* _Data_
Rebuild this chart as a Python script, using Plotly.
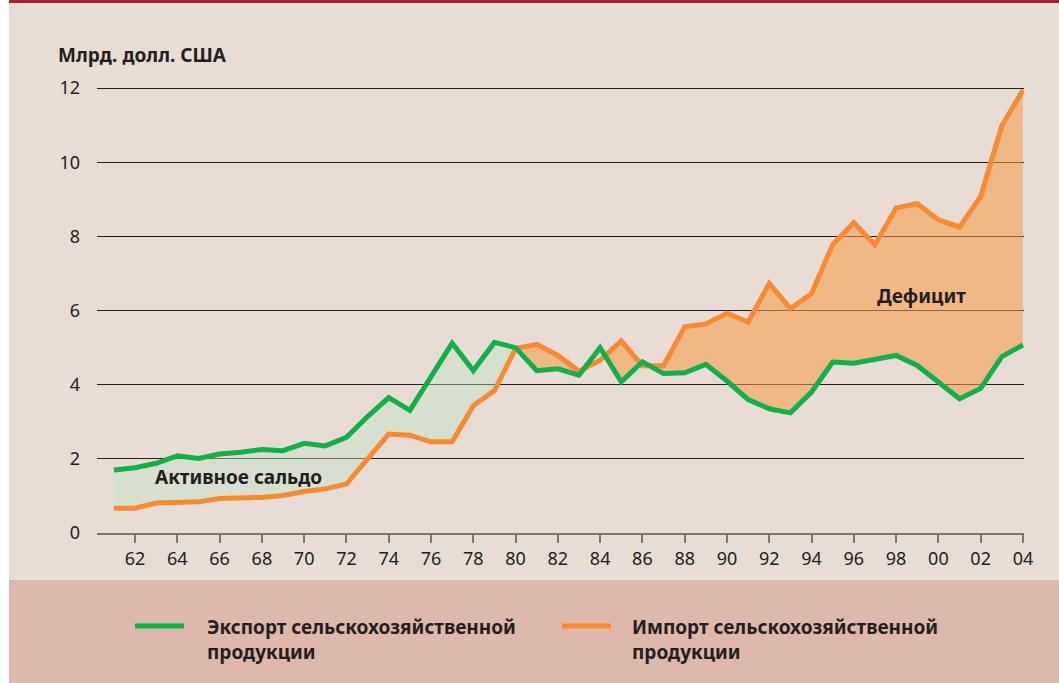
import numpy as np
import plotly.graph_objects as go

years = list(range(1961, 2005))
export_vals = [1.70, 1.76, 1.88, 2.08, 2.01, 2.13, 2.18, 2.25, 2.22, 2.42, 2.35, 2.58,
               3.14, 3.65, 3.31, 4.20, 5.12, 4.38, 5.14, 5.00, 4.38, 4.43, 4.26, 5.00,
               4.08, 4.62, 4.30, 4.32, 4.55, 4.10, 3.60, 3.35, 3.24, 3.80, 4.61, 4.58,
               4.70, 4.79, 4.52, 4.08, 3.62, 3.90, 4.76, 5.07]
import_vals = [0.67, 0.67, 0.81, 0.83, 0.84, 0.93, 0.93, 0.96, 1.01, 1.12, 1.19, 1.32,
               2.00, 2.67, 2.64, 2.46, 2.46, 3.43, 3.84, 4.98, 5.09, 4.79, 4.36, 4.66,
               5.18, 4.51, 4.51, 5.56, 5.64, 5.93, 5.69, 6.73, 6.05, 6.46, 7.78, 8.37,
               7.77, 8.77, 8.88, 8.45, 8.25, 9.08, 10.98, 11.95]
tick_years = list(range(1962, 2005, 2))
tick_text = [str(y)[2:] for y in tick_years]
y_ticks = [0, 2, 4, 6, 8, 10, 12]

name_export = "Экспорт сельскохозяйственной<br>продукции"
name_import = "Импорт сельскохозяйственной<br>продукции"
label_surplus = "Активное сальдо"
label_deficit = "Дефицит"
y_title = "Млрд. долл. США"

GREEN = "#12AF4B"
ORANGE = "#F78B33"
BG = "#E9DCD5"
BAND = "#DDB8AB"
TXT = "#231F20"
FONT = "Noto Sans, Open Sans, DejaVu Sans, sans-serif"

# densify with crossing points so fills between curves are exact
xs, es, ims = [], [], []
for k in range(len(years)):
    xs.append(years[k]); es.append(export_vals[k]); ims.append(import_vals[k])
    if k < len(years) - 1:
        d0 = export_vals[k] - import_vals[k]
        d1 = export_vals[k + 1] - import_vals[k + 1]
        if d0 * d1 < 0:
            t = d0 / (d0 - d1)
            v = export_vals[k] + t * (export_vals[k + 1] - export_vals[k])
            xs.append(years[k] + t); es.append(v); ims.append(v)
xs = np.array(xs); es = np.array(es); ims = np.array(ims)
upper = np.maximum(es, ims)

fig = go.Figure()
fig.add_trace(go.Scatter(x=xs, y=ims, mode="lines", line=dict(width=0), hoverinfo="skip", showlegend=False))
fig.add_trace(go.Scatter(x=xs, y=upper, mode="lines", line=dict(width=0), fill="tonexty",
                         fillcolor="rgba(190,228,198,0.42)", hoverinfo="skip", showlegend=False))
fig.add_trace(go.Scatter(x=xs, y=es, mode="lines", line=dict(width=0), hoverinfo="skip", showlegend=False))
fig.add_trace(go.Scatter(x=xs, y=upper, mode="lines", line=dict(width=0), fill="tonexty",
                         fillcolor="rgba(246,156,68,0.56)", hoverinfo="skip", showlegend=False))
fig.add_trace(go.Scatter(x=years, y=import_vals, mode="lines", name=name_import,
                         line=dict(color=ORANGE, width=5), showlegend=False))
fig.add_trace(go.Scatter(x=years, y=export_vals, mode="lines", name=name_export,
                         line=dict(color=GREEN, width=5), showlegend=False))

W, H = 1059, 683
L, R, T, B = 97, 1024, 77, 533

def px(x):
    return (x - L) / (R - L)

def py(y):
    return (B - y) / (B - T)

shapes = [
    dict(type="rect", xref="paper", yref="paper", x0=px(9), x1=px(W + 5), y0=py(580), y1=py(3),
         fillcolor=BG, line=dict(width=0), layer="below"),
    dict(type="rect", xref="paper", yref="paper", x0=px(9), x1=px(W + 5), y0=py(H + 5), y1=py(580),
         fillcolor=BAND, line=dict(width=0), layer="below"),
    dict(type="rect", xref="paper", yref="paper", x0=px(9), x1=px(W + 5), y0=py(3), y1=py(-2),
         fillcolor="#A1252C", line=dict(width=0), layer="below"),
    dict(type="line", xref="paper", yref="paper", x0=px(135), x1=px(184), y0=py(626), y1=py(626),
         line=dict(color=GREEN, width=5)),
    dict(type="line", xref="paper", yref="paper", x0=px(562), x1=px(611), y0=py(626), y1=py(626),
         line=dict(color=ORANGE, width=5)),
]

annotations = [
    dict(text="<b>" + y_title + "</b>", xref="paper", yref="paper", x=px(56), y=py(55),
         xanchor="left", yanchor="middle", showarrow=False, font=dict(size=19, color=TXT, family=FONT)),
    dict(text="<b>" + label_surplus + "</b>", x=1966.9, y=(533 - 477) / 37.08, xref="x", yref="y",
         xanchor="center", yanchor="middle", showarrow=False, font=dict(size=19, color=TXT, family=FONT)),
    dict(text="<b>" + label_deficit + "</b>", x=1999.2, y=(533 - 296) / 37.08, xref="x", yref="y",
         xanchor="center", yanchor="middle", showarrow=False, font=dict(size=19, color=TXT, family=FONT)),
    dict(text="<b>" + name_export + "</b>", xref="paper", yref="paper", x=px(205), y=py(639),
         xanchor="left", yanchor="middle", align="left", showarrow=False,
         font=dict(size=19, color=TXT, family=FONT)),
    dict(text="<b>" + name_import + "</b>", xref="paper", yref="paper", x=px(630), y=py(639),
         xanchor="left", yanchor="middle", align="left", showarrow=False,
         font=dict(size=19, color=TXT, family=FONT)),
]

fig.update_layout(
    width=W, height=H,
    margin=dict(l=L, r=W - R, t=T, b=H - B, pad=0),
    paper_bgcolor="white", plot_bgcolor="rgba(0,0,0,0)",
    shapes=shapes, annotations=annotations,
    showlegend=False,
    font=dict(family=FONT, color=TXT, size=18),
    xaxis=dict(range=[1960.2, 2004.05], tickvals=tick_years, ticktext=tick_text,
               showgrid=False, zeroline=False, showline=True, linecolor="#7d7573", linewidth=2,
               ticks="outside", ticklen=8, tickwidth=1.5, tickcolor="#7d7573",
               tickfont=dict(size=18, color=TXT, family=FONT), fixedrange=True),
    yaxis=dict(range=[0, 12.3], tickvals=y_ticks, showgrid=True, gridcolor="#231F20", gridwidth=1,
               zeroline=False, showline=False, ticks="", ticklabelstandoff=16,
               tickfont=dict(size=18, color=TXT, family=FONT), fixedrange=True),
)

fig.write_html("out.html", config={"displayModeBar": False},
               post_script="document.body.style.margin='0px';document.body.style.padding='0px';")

* _Your objective_
Reproduce the material above from its first line through the line containing "import plotly.graph_objects as go", both ends included, and skip every picture.

* _Result_
Rebuild this chart as a Python script, using Plotly.
import numpy as np
import plotly.graph_objects as go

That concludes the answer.